Recorded data:
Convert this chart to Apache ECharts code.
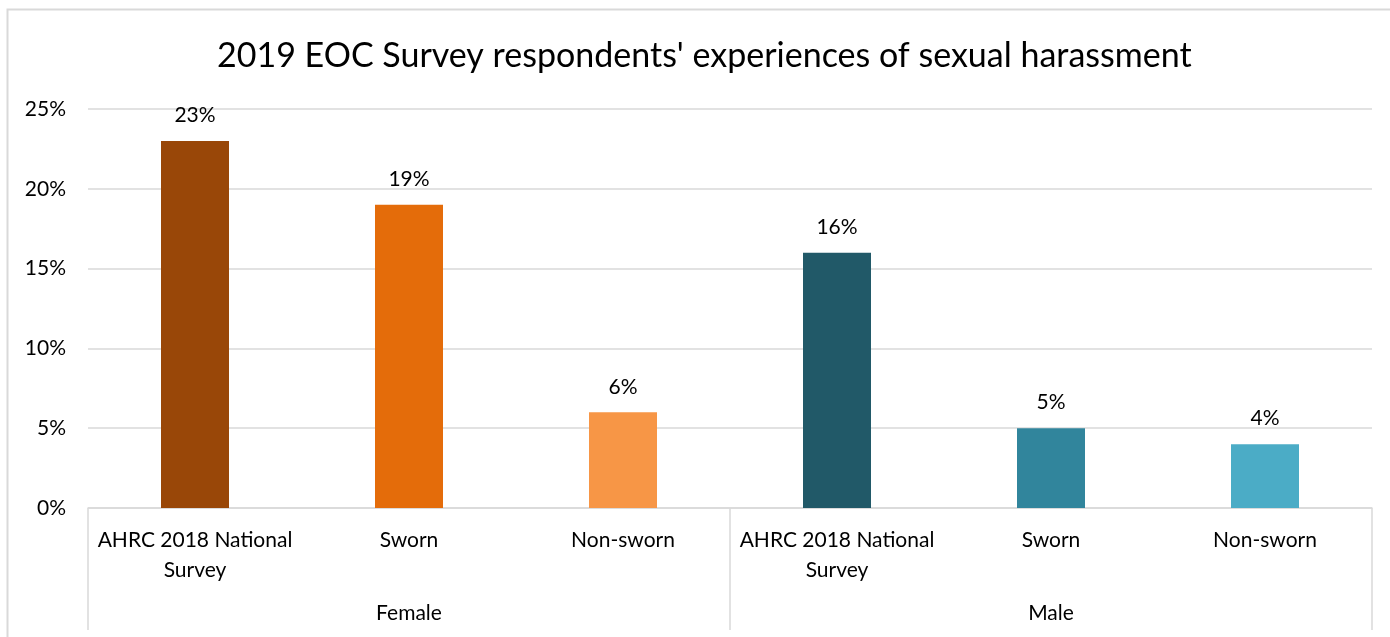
<!DOCTYPE html>
<html>
<head>
<meta charset="utf-8">
<script src="https://cdn.jsdelivr.net/npm/echarts@6/dist/echarts.min.js"></script>
<style>
  html, body { margin: 0; padding: 0; background: #fff; }
  #chart { width: 1390px; height: 637px; }
</style>
</head>
<body>
<div id="chart"></div>
<script>
// Survey categories, grouped by gender
const categories = ['AHRC 2018 National\nSurvey', 'Sworn', 'Non-sworn', 'AHRC 2018 National\nSurvey', 'Sworn', 'Non-sworn'];
const groups = ['Female', 'Male'];
// Share of respondents who experienced sexual harassment (%)
const values = [23, 19, 6, 16, 5, 4];
const barColors = ['#994708', '#E46C0A', '#F79646', '#215968', '#31859C', '#4BACC6'];
const yTicks = [0, 5, 10, 15, 20, 25];

const FONT = 'Lato, "Open Sans", sans-serif';
const GRID = '#d9d9d9';

const chart = echarts.init(document.getElementById('chart'), null, { renderer: 'canvas' });

chart.setOption({
  backgroundColor: '#fff',
  animation: false,
  textStyle: { fontFamily: FONT, color: '#000' },
  title: {
    text: "2019 EOC Survey respondents' experiences of sexual harassment",
    left: 217,
    top: 39,
    padding: 0,
    textStyle: { fontFamily: FONT, fontSize: 34, fontWeight: 'normal', color: '#000' }
  },
  graphic: [{
    type: 'rect',
    silent: true,
    shape: { x: 7.5, y: 9.5, width: 1420, height: 700 },
    style: { fill: 'none', stroke: GRID, lineWidth: 2 }
  }],
  grid: { left: 88, right: 18, top: 109, bottom: 129 },
  xAxis: [{
    type: 'category',
    data: categories,
    position: 'bottom',
    axisLine: { show: true, lineStyle: { color: GRID, width: 1.5 } },
    axisTick: { show: false },
    axisLabel: {
      interval: 0, margin: 17, fontSize: 21, lineHeight: 30,
      color: '#000', fontFamily: FONT
    }
  }, {
    type: 'category',
    data: groups,
    position: 'bottom',
    axisLine: { show: false },
    axisTick: { show: true, length: 122, lineStyle: { color: GRID, width: 1.5 } },
    axisLabel: { interval: 0, margin: 95, fontSize: 21, color: '#000', fontFamily: FONT }
  }],
  yAxis: {
    type: 'value',
    min: yTicks[0],
    max: yTicks[yTicks.length - 1],
    interval: 5,
    axisLine: { show: false },
    axisTick: { show: false },
    splitLine: { lineStyle: { color: GRID, width: 1.5 } },
    axisLabel: { formatter: '{value}%', fontSize: 21, margin: 22, color: '#000', fontFamily: FONT }
  },
  series: [{
    type: 'bar',
    xAxisIndex: 0,
    barWidth: 68,
    data: values.map((v, i) => ({ value: v, itemStyle: { color: barColors[i] } })),
    label: {
      show: true,
      position: 'top',
      distance: 15,
      formatter: '{c}%',
      fontSize: 21,
      color: '#000',
      fontFamily: FONT
    }
  }]
});
</script>
</body>
</html>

Given task:
Reproduce all of the material exactly, apart from the pictures.

Exercise response:
Convert this chart to Apache ECharts code.
<!DOCTYPE html>
<html>
<head>
<meta charset="utf-8">
<script src="https://cdn.jsdelivr.net/npm/echarts@6/dist/echarts.min.js"></script>
<style>
  html, body { margin: 0; padding: 0; background: #fff; }
  #chart { width: 1390px; height: 637px; }
</style>
</head>
<body>
<div id="chart"></div>
<script>
// Survey categories, grouped by gender
const categories = ['AHRC 2018 National\nSurvey', 'Sworn', 'Non-sworn', 'AHRC 2018 National\nSurvey', 'Sworn', 'Non-sworn'];
const groups = ['Female', 'Male'];
// Share of respondents who experienced sexual harassment (%)
const values = [23, 19, 6, 16, 5, 4];
const barColors = ['#994708', '#E46C0A', '#F79646', '#215968', '#31859C', '#4BACC6'];
const yTicks = [0, 5, 10, 15, 20, 25];

const FONT = 'Lato, "Open Sans", sans-serif';
const GRID = '#d9d9d9';

const chart = echarts.init(document.getElementById('chart'), null, { renderer: 'canvas' });

chart.setOption({
  backgroundColor: '#fff',
  animation: false,
  textStyle: { fontFamily: FONT, color: '#000' },
  title: {
    text: "2019 EOC Survey respondents' experiences of sexual harassment",
    left: 217,
    top: 39,
    padding: 0,
    textStyle: { fontFamily: FONT, fontSize: 34, fontWeight: 'normal', color: '#000' }
  },
  graphic: [{
    type: 'rect',
    silent: true,
    shape: { x: 7.5, y: 9.5, width: 1420, height: 700 },
    style: { fill: 'none', stroke: GRID, lineWidth: 2 }
  }],
  grid: { left: 88, right: 18, top: 109, bottom: 129 },
  xAxis: [{
    type: 'category',
    data: categories,
    position: 'bottom',
    axisLine: { show: true, lineStyle: { color: GRID, width: 1.5 } },
    axisTick: { show: false },
    axisLabel: {
      interval: 0, margin: 17, fontSize: 21, lineHeight: 30,
      color: '#000', fontFamily: FONT
    }
  }, {
    type: 'category',
    data: groups,
    position: 'bottom',
    axisLine: { show: false },
    axisTick: { show: true, length: 122, lineStyle: { color: GRID, width: 1.5 } },
    axisLabel: { interval: 0, margin: 95, fontSize: 21, color: '#000', fontFamily: FONT }
  }],
  yAxis: {
    type: 'value',
    min: yTicks[0],
    max: yTicks[yTicks.length - 1],
    interval: 5,
    axisLine: { show: false },
    axisTick: { show: false },
    splitLine: { lineStyle: { color: GRID, width: 1.5 } },
    axisLabel: { formatter: '{value}%', fontSize: 21, margin: 22, color: '#000', fontFamily: FONT }
  },
  series: [{
    type: 'bar',
    xAxisIndex: 0,
    barWidth: 68,
    data: values.map((v, i) => ({ value: v, itemStyle: { color: barColors[i] } })),
    label: {
      show: true,
      position: 'top',
      distance: 15,
      formatter: '{c}%',
      fontSize: 21,
      color: '#000',
      fontFamily: FONT
    }
  }]
});
</script>
</body>
</html>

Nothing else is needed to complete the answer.